Badr Chaker es-Sayyâb est né en 1926, à Djaykoûr, village situé au sud de l'Iraq, et traversé par Buwayb, petite rivière qui, par la grâce de Sayyâb, deviendra fleuve : fleuve en poésie.
A l'âge de six ans, il perd sa mère ; et son père s'étant remarié, il sera pris en charge par son grand-père âternel.
Ce sera pour le poète un premier choc, dont il ne se remettra jamais et le début d'une démarche nostalgique qui l'accompagnera au long de sa vie, vie dense - quoique tragiquement brève.
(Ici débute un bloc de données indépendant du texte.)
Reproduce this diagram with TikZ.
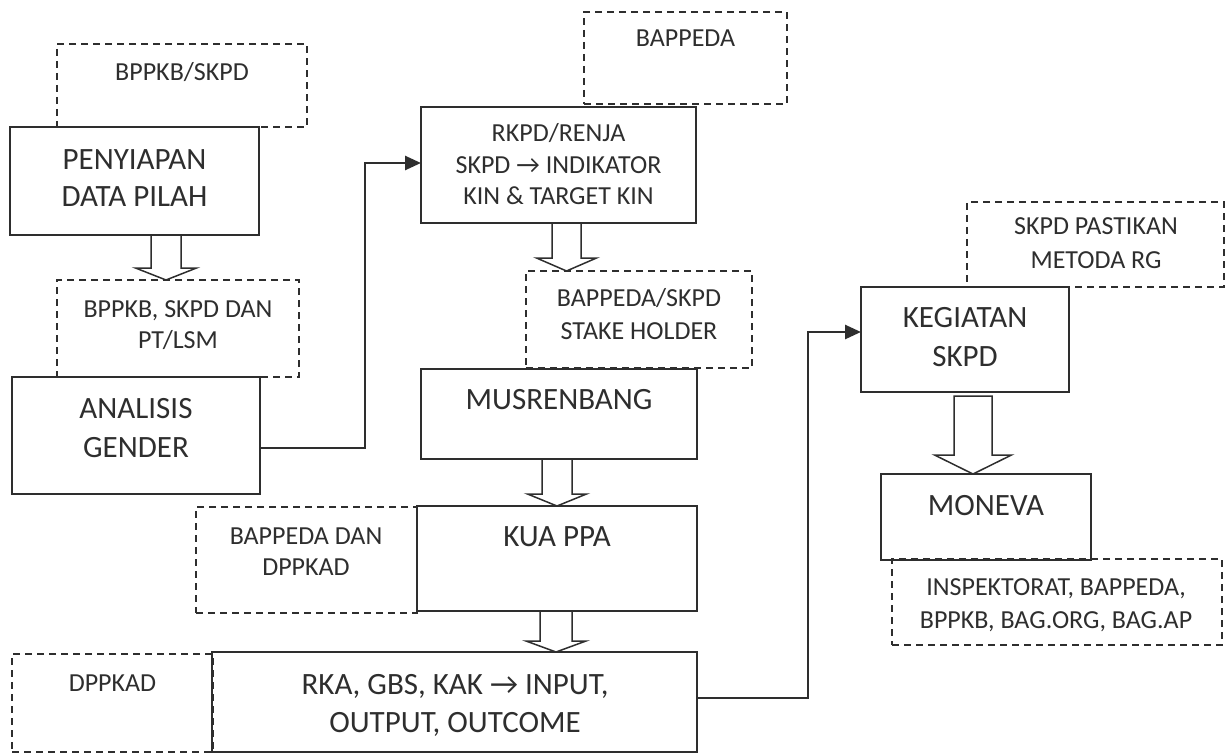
\documentclass[tikz,border=0pt]{standalone}
\usepackage{fontspec}
\setmainfont{Carlito}
\usetikzlibrary{arrows.meta,calc}
\definecolor{ink}{HTML}{2E2E2E}
\tikzset{
  box/.style={draw=ink, line width=1.6pt, inner sep=0pt, outer sep=0pt, anchor=north west},
  dbox/.style={draw=ink, line width=1.4pt, dash pattern=on 7pt off 5pt, inner sep=0pt, outer sep=0pt, anchor=north west},
  big/.style={text=ink, inner sep=0pt, align=center, anchor=base, font=\fontsize{31}{38}\selectfont},
  small/.style={text=ink, inner sep=0pt, align=center, anchor=base, font=\fontsize{26}{32}\selectfont},
  conn/.style={draw=ink, line width=2.6pt, -{Triangle[length=16pt,width=14pt]}},
  harr/.style={draw=ink, line width=1.5pt, line join=miter}
}
\newcommand\harrow[7]{%
  \draw[harr] let \p1=($(#1.south)+(#3,0)$), \p2=(#2.north) in
   (\x1-#4,\y1-#7) -- (\x1-#4,\y2+#6) -- (\x1-#5,\y2+#6) -- (\x1,\y2) --
   (\x1+#5,\y2+#6) -- (\x1+#4,\y2+#6) -- (\x1+#4,\y1-#7) -- cycle;}
\begin{document}
\begin{tikzpicture}[x=1pt,y=-1pt]
\useasboundingbox (0,0) rectangle (1226,754);
% dashed boxes
\node[dbox, minimum width=250, minimum height=83] (d1) at (57,44) {};
\node[dbox, minimum width=242, minimum height=97] (d2) at (57,280) {};
\node[dbox, minimum width=203, minimum height=92] (d3) at (584,12) {};
\node[dbox, minimum width=226, minimum height=97] (d4) at (526,271) {};
\node[dbox, minimum width=221, minimum height=106] (d5) at (196,507) {};
\node[dbox, minimum width=201, minimum height=98] (d6) at (12,654) {};
\node[dbox, minimum width=257, minimum height=85] (d7) at (967,202) {};
\node[dbox, minimum width=330, minimum height=86] (d8) at (892,559) {};
% solid boxes
\node[box, minimum width=249, minimum height=108] (pen) at (10,127) {};
\node[box, minimum width=248, minimum height=117] (ana) at (12,377) {};
\node[box, minimum width=275, minimum height=116] (rk) at (421,107) {};
\node[box, minimum width=276, minimum height=90] (mus) at (421,369) {};
\node[box, minimum width=280, minimum height=105] (kua) at (417,506) {};
\node[box, minimum width=485, minimum height=100] (rka) at (212,652) {};
\node[box, minimum width=208, minimum height=105] (keg) at (861,287) {};
\node[box, minimum width=210, minimum height=86] (mon) at (881,474) {};
% texts (anchor=base is the baseline of the last line)
\node[small] (d1T) at (182,81) {BPPKB/SKPD};
\node[big, font=\fontsize{31}{37}\selectfont] (penT) at (134.5,207) {PENYIAPAN\\DATA PILAH};
\node[small, font=\fontsize{26}{31}\selectfont] (d2T) at (178,348) {BPPKB, SKPD DAN\\PT/LSM};
\node[big, font=\fontsize{31}{39}\selectfont] (anaT) at (136,457) {ANALISIS\\GENDER};
\node[small] (d3T) at (685.5,47) {BAPPEDA};
\node[small, font=\fontsize{26}{31.5}\selectfont] (rkT) at (558.5,205) {RKPD/RENJA\\SKPD → INDIKATOR\\KIN \& TARGET KIN};
\node[small, font=\fontsize{26}{33}\selectfont] (d4T) at (639,339) {BAPPEDA/SKPD\\STAKE HOLDER};
\node[big] (musT) at (559,409) {MUSRENBANG};
\node[big] (kuaT) at (557,546) {KUA PPA};
\node[small, font=\fontsize{26}{31}\selectfont] (d5T) at (306,575) {BAPPEDA DAN\\DPPKAD};
\node[small] (d6T) at (112.5,691) {DPPKAD};
\node[big, font=\fontsize{31}{38}\selectfont] (rkaT) at (455,732) {RKA, GBS, KAK → INPUT,\\OUTPUT, OUTCOME};
\node[small, font=\fontsize{26}{33}\selectfont] (d7T) at (1096,268) {SKPD PASTIKAN\\METODA RG};
\node[big, font=\fontsize{31}{39}\selectfont] (kegT) at (965,366) {KEGIATAN\\SKPD};
\node[big] (monT) at (986,515) {MONEVA};
\node[small, font=\fontsize{26}{33}\selectfont] (d8T) at (1056,628) {INSPEKTORAT, BAPPEDA,\\BPPKB, BAG.ORG, BAG.AP};
% hollow arrows
\harrow{pen}{d2}{31.5}{15pt}{30.5pt}{12pt}{0pt}
\harrow{rk}{d4}{8}{14.5pt}{30pt}{13pt}{0pt}
\harrow{mus}{kua}{-2}{15pt}{29.5pt}{12pt}{0pt}
\harrow{kua}{rka}{-1}{16pt}{30pt}{11pt}{0pt}
\harrow{keg}{mon}{8}{19pt}{38.5pt}{19pt}{4pt}
% connectors
\draw[conn] ([yshift=-12.5pt]ana.east) -- ++(105,0) |- ([yshift=2pt]rk.west);
\draw[conn] ([yshift=4pt]rka.east) -- ++(111,0) |- ([yshift=7.5pt]keg.west);
\end{tikzpicture}
\end{document}
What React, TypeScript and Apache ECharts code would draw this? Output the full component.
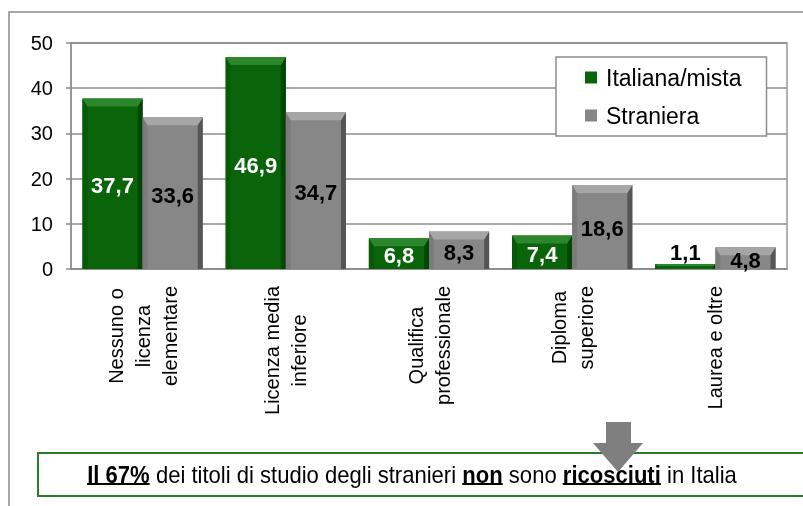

Démarche hantée par le désir, âprement et constamment exprimé, du retour au sein matrenel, s'orientant tantôt vers la figure de la mère réelle, tantôt vers Djaykoûr, son village, qu'il érigera en origine, en nature-mère, en lieu essentiel d'où tout part et vers quoi tout s'en retourne, et dont il dira à la fin de sa vie, la mort l'assiégeant :
"Elle est ma mère, si je lui venais même infirme / baisant ses fleurs / et l'eau en elle, et la terre
"
Kadhim Jihad
Badr Chaker es-Sayyâb est un poète d'avant la poésie, je veux dire d'avant que la poésie fût un art, que Badr Chaker es-Sayyâb, qui n'en est pas moins, au demeurant, l'un des plus grands artistes de la langue. (
) Il est principalement le formulateur d'une mémoire, mais poète d'avant la poésie, il est également le chantre d'une avant-mémoire. Avant que l'art ne fût l'art, avant que le poème ne fût la poésie, - il y a avait quoi ? Il y avait, croyons-nous, la boue et l'argile des origines, et sans doute vaudrait-il mieux parler de l'Origine, aux rives du limoneux marécage des premiers jours ; il y avait (il y a toujours) l'Euphrate dont on ne saurait dire s'il prend sa source dans l'espace ou dans un livre, l'Euphrate et les terribles astres de son ciel, si mystérieusement fraternels toutefois.